Higher order phase averaging for highly oscillatory systems

TL;DR

This paper develops a higher order phase averaging method for nonlinear oscillatory systems, improving the accuracy of reduced models by better capturing the influence of fast oscillations on slow dynamics.

Contribution

It introduces a framework for higher order phase averages that expand phase dependency in polynomial bases, enhancing approximation accuracy over traditional methods.

Findings

Higher order phase averages converge more closely to exact solutions.

The method improves accuracy for finite averaging windows.

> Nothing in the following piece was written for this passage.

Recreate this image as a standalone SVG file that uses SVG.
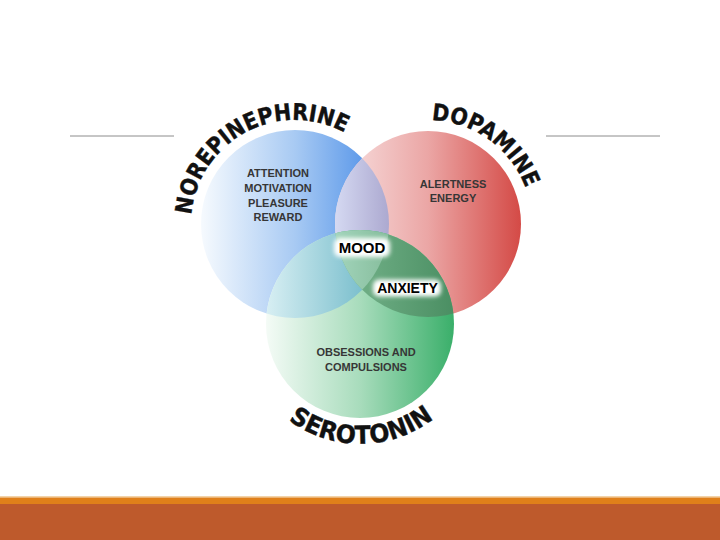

Application to a swinging spring model demonstrates increased fidelity.

Abstract

We introduce a higher order phase averaging method for nonlinear oscillatory systems. Phase averaging is a technique to filter fast motions from the dynamics whilst still accounting for their effect on the slow dynamics. Phase averaging is useful for deriving reduced models that can be solved numerically with more efficiency, since larger timesteps can be taken. Recently, Haut and Wingate (2014) introduced the idea of computing finite window numerical phase averages in parallel as the basis for a coarse propagator for a parallel-in-time algorithm. In this contribution, we provide a framework for higher order phase averages that aims to better approximate the unaveraged system whilst still filtering fast motions. Whilst the basic phase average assumes that the solution independent of changes of phase, the higher order method expands the phase dependency in a basis which the equations are projected onto. In this new framework, the original numerical phase averaging formulation arises as the lowest order version of this expansion. Our new projection onto functions that are $k$th degree polynomials in the phase gives rise to higher order corrections to the phase averaging formulation. We illustrate the properties of this method on an ODE that describes the dynamics of a swinging spring due to Lynch (2002). Although idealized, this model shows an interesting analogy to geophysical flows as it exhibits a slow dynamics that arises through the resonance between fast oscillations. On this example, we show convergence to the non-averaged (exact) solution with increasing approximation order also for finite averaging windows. At zeroth order, our method coincides with a standard phase average, but at higher order it is more accurate in the sense that solutions of the phase averaged model track the solutions of the unaveraged equations more accurately.